Neural network representations of simple models, such as linear regression, are being studied increasingly to better understand the underlying principles of deep learning algorithms. However, neural representations of distributional regression models, such as the Cox model, have received little attention so far. We close this gap by proposing a framework for distributional regression using inverse flow transformations (DRIFT), which includes neural representations of the aforementioned models. We empirically demonstrate that the neural representations of models in DRIFT can serve as a substitute for their classical statistical counterparts in several applications involving continuous, ordered, time-series, and survival outcomes.
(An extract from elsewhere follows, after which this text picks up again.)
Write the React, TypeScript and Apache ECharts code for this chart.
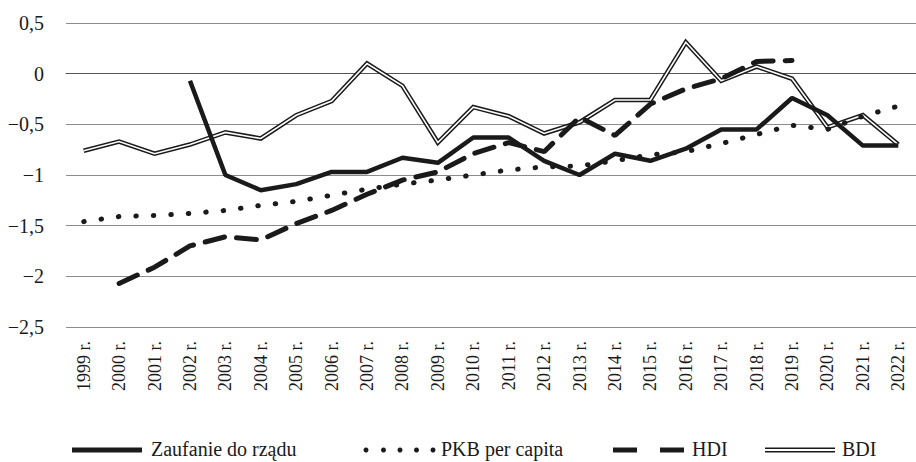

We confirm that models in DRIFT empirically match the performance of several statistical methods in terms of estimation of partial effects, prediction, and aleatoric uncertainty quantification. DRIFT covers both interpretable statistical models and flexible neural networks opening up new avenues in both statistical modeling and deep learning.

翻译：神经网络对简单模型（如线性回归）的表征正日益受到研究，以更好地理解深度学习算法的基本原理。然而，分布回归模型（如Cox模型）的神经表征迄今鲜受关注。我们通过提出一种基于逆流变换的分布回归框架（DRIFT）来填补这一空白，该框架包含了上述模型的神经表征。我们通过实验证明，在涉及连续、有序、时间序列和生存结果的若干应用中，DRIFT中模型的神经表征可以替代其经典统计对应方法。我们证实，在部分效应估计、预测和偶然不确定性量化方面，DRIFT中的模型在经验上与多种统计方法的性能相当。DRIFT同时涵盖了可解释的统计模型和灵活的神经网络，为统计建模和深度学习开辟了新途径。